I never sold a cookie, not one……… I was never permitted to be a Girl Scout; instead, I was support staff. You see, my mother was a district cookie sales manager. That means that once the girls finished with the orders, the boxes and boxes and boxes of cookies would arrive in our garage, the car would be displaced and mountains of brown cardboard boxes each holding 12 boxes of cookies would rule the roost. As a support staff-person my job was to sort out the cookies, put them in boxes corresponding to the troops orders, 325 Thin Mints, 278 Butter Trefoils [Which had pictures of the merit badges on them], and hundreds of boxes of the others. New varieties would appear such as Samoas- we believed they’d never sell, and we lamented the departure of the Vanilla and Chocolate Cream Sandwiches.



















Staff support persons also stayed home and sorted out the money that arrived while watching TV in the kitchen. Enormous piles of quarters, dimes, nickel and pennies which had to be separated counted and rolled. When done the hoard was taken to the district where they were deposited for the benefit of the thousands of smiling faces that had stood on countless front stoops and asked if we wanted “just one box”. The district cookie manager’s husband got the garage back and we collapsed after a hectic week of distribution and delivery. Her comment afterwards was always the same, “If I never see another box of cookies again it will be too soon.”

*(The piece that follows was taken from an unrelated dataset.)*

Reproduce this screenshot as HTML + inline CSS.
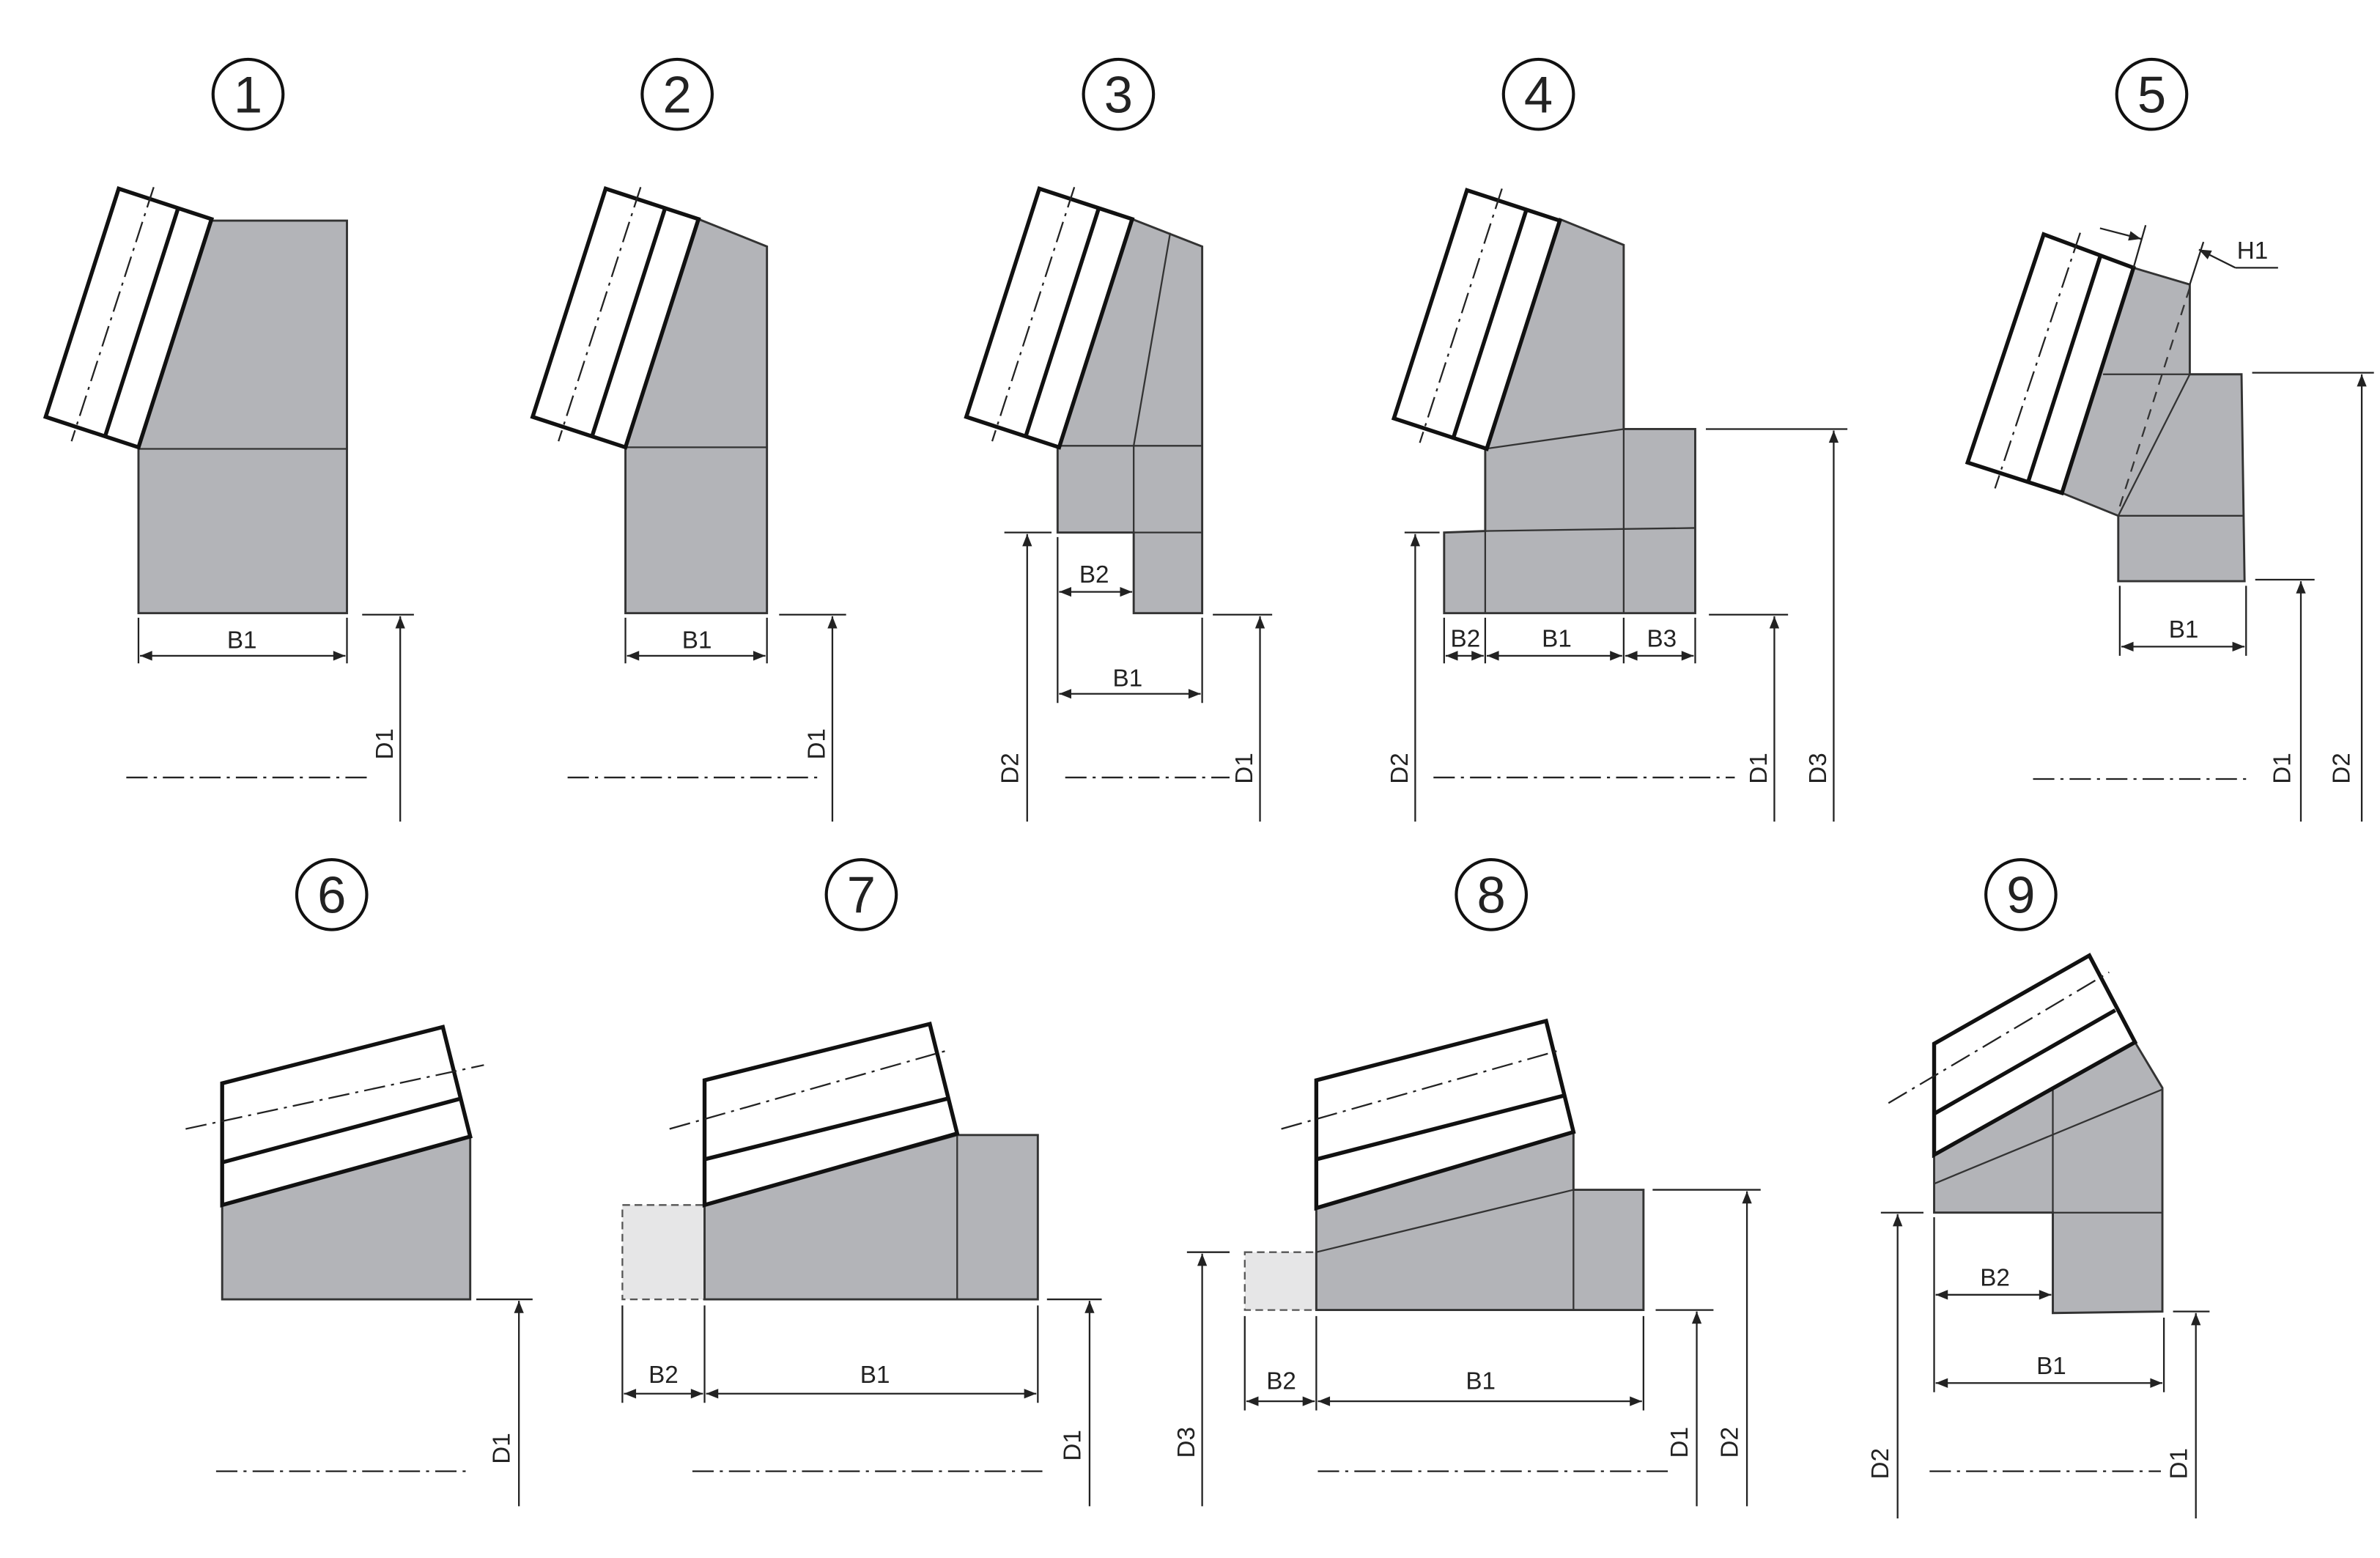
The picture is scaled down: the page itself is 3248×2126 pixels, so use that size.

It was one of the first times in my life where I was to experience service work, to do something for others that supported a far larger common good. It felt wonderful back then as a kid to be able to be part of this tremendously exciting epochal event. For the girls, it was no mean feat to sell millions of boxes of a totally unnecessary product and have the full support and backing of their community.

It is a tradition spanning 90+ years now that has provided funds for the girls to go camping, education, training for role models, leaders and other expenses necessary to help the leaders do one simple thing, help turn little girls into empowered women. Whether that girl is struggling to find lunch in the inner city, earning a merit badge in computers, or getting her first up close and personal experience with a real live deer, the pathway to that adventure is strewn with cookie crumbs, purchased by her family, friends and neighbors.

It’s not about the cookies…………it’s about the girls; the women, mothers, leaders and role models that they become.

So go out, buy a box or 10, and let the girls know they matter.